Também participaram do debate o advogado José Alvino Santos Filho, presidente do Observatório dos Atos Atentatórios contra a Democracia da OAB de Sergipe, e a procuradora Martha Carvalho Dias de Figueiredo, do Ministério Público Federal. Com o plenário e as galerias tomadas por populares, representantes de entidades do movimento sindical e social, e por parentes de pessoas que viveram a ditadura, o momento de forte emoção ficou reservado para os depoimentos de Delmo Naziazieno, Marcélio Bomfim, Milton Coelho e João Augusto Gama, quatro ex-presos políticos do regime de 64.
Para o deputado Iran Barbosa, que solicitou o registro de um minuto de silêncio em memória de todas as vítimas da ditadura civil-miliar que se instalou a partir do 1º de abril de 1964, o momento vivido pelo país exige de todos e todas muita reflexão e conhecimento sobre tudo o que aconteceu durante os chamados Anos de Chumbo.
“O povo que conhece a sua história tem muito mais facilidade de enfrentar os discursos e as construções de negação do que aconteceu e de não permitir que aqueles momentos duros voltem a se repetir. Não podíamos ficar silenciosos no dia de hoje e num momento em que, infelizmente, setores de nossa sociedade, em especial autoridades constituídas, fazem chamamento para se comemorar o golpe de 64”, afirmou.

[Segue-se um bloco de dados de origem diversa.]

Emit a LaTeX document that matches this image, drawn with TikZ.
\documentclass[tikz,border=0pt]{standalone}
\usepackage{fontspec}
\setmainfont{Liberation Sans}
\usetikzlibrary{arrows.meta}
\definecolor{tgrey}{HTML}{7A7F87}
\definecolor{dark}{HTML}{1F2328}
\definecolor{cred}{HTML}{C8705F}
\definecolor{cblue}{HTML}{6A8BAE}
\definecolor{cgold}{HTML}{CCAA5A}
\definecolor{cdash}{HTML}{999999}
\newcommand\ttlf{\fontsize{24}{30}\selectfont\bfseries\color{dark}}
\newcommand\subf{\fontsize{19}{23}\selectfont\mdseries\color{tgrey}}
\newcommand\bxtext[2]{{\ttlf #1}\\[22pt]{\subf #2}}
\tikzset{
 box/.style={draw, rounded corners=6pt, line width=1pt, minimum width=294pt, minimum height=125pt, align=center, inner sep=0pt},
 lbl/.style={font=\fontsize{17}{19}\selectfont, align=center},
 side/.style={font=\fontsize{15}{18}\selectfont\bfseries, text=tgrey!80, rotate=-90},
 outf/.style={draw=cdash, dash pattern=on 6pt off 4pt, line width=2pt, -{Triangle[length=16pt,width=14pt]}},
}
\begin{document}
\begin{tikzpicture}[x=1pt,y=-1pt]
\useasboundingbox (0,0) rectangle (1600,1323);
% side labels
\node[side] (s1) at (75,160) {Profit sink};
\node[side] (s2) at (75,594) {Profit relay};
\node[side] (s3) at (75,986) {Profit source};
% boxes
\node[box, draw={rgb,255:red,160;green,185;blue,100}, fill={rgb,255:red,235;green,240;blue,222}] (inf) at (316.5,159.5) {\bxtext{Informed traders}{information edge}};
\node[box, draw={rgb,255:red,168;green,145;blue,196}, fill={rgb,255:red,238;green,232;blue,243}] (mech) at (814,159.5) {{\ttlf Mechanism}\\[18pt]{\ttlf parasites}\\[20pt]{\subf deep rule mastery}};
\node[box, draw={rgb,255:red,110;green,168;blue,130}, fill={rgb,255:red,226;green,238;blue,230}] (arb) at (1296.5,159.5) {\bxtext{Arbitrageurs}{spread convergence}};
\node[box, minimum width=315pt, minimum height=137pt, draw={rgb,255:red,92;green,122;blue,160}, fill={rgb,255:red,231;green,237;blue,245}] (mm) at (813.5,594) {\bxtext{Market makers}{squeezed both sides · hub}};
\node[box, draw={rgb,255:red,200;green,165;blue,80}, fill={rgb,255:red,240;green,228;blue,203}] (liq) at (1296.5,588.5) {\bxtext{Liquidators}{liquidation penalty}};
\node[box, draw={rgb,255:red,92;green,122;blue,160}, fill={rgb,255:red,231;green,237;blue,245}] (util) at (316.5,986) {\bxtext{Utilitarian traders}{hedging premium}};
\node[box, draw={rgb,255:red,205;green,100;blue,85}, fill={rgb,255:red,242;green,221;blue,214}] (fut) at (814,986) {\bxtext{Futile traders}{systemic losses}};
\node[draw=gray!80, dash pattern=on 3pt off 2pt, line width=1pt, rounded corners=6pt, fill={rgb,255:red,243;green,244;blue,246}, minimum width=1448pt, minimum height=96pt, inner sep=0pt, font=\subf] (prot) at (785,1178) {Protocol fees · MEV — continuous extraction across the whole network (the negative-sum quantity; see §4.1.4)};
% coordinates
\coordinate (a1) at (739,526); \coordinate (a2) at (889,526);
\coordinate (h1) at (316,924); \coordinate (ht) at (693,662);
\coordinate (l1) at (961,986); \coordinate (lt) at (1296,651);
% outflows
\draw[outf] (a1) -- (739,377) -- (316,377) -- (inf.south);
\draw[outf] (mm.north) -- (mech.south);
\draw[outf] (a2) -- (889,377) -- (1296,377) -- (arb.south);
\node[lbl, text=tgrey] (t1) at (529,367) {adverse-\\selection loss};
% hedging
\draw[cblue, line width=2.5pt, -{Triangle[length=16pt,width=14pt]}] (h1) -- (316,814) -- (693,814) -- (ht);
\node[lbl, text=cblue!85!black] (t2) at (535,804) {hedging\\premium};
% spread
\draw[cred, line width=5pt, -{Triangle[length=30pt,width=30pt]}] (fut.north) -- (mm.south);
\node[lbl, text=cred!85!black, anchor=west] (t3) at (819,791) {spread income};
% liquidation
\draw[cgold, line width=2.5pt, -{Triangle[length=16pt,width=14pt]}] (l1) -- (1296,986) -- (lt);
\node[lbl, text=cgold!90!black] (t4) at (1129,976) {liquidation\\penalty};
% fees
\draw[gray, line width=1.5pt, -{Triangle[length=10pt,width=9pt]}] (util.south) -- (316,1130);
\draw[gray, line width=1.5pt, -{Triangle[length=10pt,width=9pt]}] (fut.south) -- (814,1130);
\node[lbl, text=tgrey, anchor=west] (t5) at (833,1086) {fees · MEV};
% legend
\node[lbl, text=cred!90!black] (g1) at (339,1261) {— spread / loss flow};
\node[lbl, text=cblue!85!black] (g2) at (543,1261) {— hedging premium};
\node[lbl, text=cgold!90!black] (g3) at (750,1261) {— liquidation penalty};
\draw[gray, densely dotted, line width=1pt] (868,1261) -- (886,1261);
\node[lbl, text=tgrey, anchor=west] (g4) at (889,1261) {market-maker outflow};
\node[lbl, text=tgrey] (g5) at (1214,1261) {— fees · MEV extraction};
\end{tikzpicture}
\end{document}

“A nosso ver, uma atitude em total desacordo com o que prega a nossa Constituição. Conclamar as pessoas a comemorarem o ato que inaugurou uma ditadura sanguinária em nosso país, que perseguiu, que torturou, que matou, que expulsou, que sumiu com pessoas e que nos gerou um atraso profundo, é atentar contra a democracia e contra o Estado Democrático de Direito”, analisou o parlamentar.

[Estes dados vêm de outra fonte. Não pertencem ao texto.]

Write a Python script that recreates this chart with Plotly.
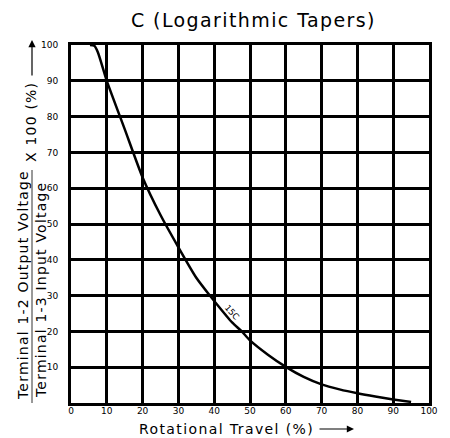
import plotly.graph_objects as go

# Data
travel = [5.3, 6.5, 7.5, 10, 15, 20, 25, 30, 35, 38.8, 40, 45, 47.7, 50, 55, 60, 65, 70, 75, 80, 85, 90, 95]
output = [100, 99.8, 98, 90, 76.5, 63, 52.5, 43.5, 35, 30, 28.5, 22.5, 20, 17.5, 13.5, 10.1, 7.3, 5.2, 3.8, 2.7, 1.8, 1.0, 0.3]
tick_vals = [0, 10, 20, 30, 40, 50, 60, 70, 80, 90, 100]
y_tick_vals = [10, 20, 30, 40, 50, 60, 70, 80, 90, 100]
curve_label = "15C"
curve_label_pos = (45, 25.5)

FONT = "DejaVu Sans"
W, H = 450, 438
L, R, T, B = 71, 21, 45, 35
PW, PH = W - L - R, H - T - B


def px(xp):
    return (xp - L) / PW


def py(yp):
    return (H - B - yp) / PH


def spaced(s, ls):
    return '<span style="letter-spacing:%.2fpx">%s</span>' % (ls, s)


fig = go.Figure()
fig.add_trace(go.Scatter(
    x=travel, y=output, mode="lines",
    line=dict(color="black", width=2.5, shape="spline", smoothing=0.6),
    showlegend=False, hoverinfo="skip",
))

axis_common = dict(
    showgrid=True, gridcolor="black", gridwidth=3,
    showline=True, linecolor="black", linewidth=3, mirror=True,
    zeroline=False, ticks="", tickfont=dict(family=FONT, size=9, color="black"),
)
fig.update_xaxes(range=[0, 100], tickvals=tick_vals, ticklabelstandoff=-3, **axis_common)
fig.update_yaxes(range=[0, 100], tickvals=y_tick_vals, ticklabelstandoff=8, **axis_common)

ann = []
ann.append(dict(text=spaced("C (Logarithmic Tapers)", 1.4), x=px(253), y=py(20), xref="paper", yref="paper",
                xanchor="center", yanchor="middle",
                showarrow=False, font=dict(family=FONT, size=19, color="black")))
ann.append(dict(text=spaced("Rotational Travel (%)", 1.4), x=px(226), y=py(429), xref="paper", yref="paper",
                xanchor="center", yanchor="middle",
                showarrow=False, font=dict(family=FONT, size=14, color="black")))
ann.append(dict(text="", x=px(354), y=py(429), xref="paper", yref="paper",
                showarrow=True, ax=-36, ay=0, arrowhead=2, arrowsize=1.2, arrowwidth=1.2,
                arrowcolor="black"))
ann.append(dict(text=spaced("Terminal 1-2 Output Voltage", 1.2), x=px(23), y=py(402), xref="paper", yref="paper",
                showarrow=False, textangle=-90, xanchor="center", yanchor="bottom",
                font=dict(family=FONT, size=14, color="black")))
ann.append(dict(text=spaced("Terminal 1-3 Input Voltage", 1.2), x=px(41), y=py(400), xref="paper", yref="paper",
                showarrow=False, textangle=-90, xanchor="center", yanchor="bottom",
                font=dict(family=FONT, size=14, color="black")))
ann.append(dict(text=spaced("X 100 (%)", 1.2), x=px(31), y=py(80), xref="paper", yref="paper",
                showarrow=False, textangle=-90, xanchor="center", yanchor="top",
                font=dict(family=FONT, size=14, color="black")))
ann.append(dict(text="", x=px(32), y=py(40), xref="paper", yref="paper",
                showarrow=True, ax=0, ay=37, arrowhead=2, arrowsize=1.2, arrowwidth=1.2,
                arrowcolor="black"))
ann.append(dict(text=curve_label, x=curve_label_pos[0], y=curve_label_pos[1], xref="x", yref="y",
                showarrow=False, textangle=48, font=dict(family=FONT, size=8.5, color="black")))

fig.add_shape(type="line", xref="paper", yref="paper",
              x0=px(32), x1=px(32), y0=py(403), y1=py(170),
              line=dict(color="#333333", width=1))

fig.update_layout(
    width=W, height=H,
    margin=dict(l=L, r=R, t=T, b=B),
    paper_bgcolor="white", plot_bgcolor="white",
    annotations=ann,
    font=dict(family=FONT),
)

fig.write_html("out.html", config={"displayModeBar": False},
               post_script="document.body.style.margin='0';")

O petista agradeceu a todos que compareceram e contribuíram com a Audiência Pública, em especial, aos membros da Comissão Estadual da Verdade, que foi parceira na construção do evento, e aos ex-presos políticos, que enriqueceram o momento, dando seus testemunhos de parte do que sofreram nos porões da ditadura militar em Sergipe.
Entulho autoritário
Para a professora doutora Andréa Dipieri, apesar de o 1º de abril ser tradicionalmente lembrado como o Dia da Mentira no Brasil, a data não deve ser jamais de distorção da verdade, nem dia de reescrever a história, tampouco de negar a ditadura civil-militar de 64, os seus horrores e a herança autoritária que deixou, como pretendem alguns. “Hoje é dia de rememorar os fatos para que nunca se esqueça e para que nunca mais aconteça”, resumiu a professora, parafraseando o slogan da Comissão Nacional da Verdade.
Segundo ela, a falta de uma transição completa e efetiva entre a ditadura e a democracia atual fez com que o entulho autoritário espalhado nas instituições, no comportamento das pessoas e na forma de funcionamento do Estado brasileiro permanecesse intocado.
“E é exatamente neste momento em que vivemos, de posições políticas radicalizadas, que esse entulho aparece com mais força e coloca a democracia sob ameaça. Isso tudo tem a ver com o processo incompleto de transição que o Brasil optou por fazer”, explicou.
Para Depieri, não é razoável ao país negar os fatos comprovados do que foi o regime de 64. Para ela, as atitudes e posições negacionistas não podem prosperar, ainda que possa haver diferentes pontos de vista que venham a justificar o golpe militar, como quem autorizou, por quais razões, a quem o golpe beneficiou ou que forças políticas, internas e externas, os militares estariam combatendo.
“Evidente que aí teremos uma gama diversa de interpretações, mas os fatos são os fatos: vivemos um regime de exceção onde houve cassações, onde o direito de reunião foi suprimido, onde a censura controlava as diversões públicas, onde o direito a habeas corpus foi suspenso, e onde houve torturas, execuções, entre outras atrocidades, por 21 anos. Isso tudo são fatos que precisamos estar resgatando a todo momento para que eles não se repitam”, esclareceu a professora doutora.
‘Descomemorar’ 64
Para tratar dos 55 anos de ditadura civil-militar no Brasil, o professor doutor José Vieira da Cruz trouxe recortes da história sergipana e brasileira que constam no seu livro “Da autonomia à resistência democrática: movimento estudantil, ensino superior e a sociedade em Sergipe, 1950-1985”. Para Vieira, diante dos fatos já devidamente comprovados do período, é preciso “descomemorar” a data e refletir sobre os impactos dos 21 anos de ditadura no presente.
“O golpe civil-militar de 1964 desarticulou uma experiência democrática importante da sociedade brasileira, impulsionou uma série de arbitrariedades, inclusive com cassações de parlamentares, prefeitos e governadores; desarticulou também importantes experiências de educação e de experiências ligadas aos trabalhadores do campo e da cidade; sobretudo, deixou uma herança muito ruim para a nossa sociedade que até hoje tem efeitos nocivos para a consolidação de um Estado Democrático de Direito”, afirmou.
“Foram 21 anos de escuridão e, após sairmos do regime, mesmo com a Constituição de 1988, a sociedade brasileira ainda se esforça para reviver essa história, passando pelas Comissões da Verdade, para consolidar a nossa democracia. Isso exige que tenhamos clareza que períodos como o que vivemos, entre 1964 e 1985 precisam ser lembrados para que nunca mais aconteçam. O deputado Iran Barbosa e a Comissão Estadual da Verdade estão de parabéns por realizar, dentro de uma Casa Legislativa, um debate tão importante para a sociedade sergipana e brasileira”, completou o professor doutor.
Ainda de acordo com professor Vieira, é central lembrar, com profundidade e fundamentação, que o golpe de 64 e a ditadura civil-militar instalada foram eventos extremamente negativos para o Brasil, sendo um momento que precisa ser conhecido e lembrado pelos brasileiros para que não se passe novamente por experiências de cunho ditatorial.
“Precisamos resistir sempre, consolidando e fortalecendo os caminhos que nos levam à democracia. Ditadura nunca mais”, reforçou o historiador.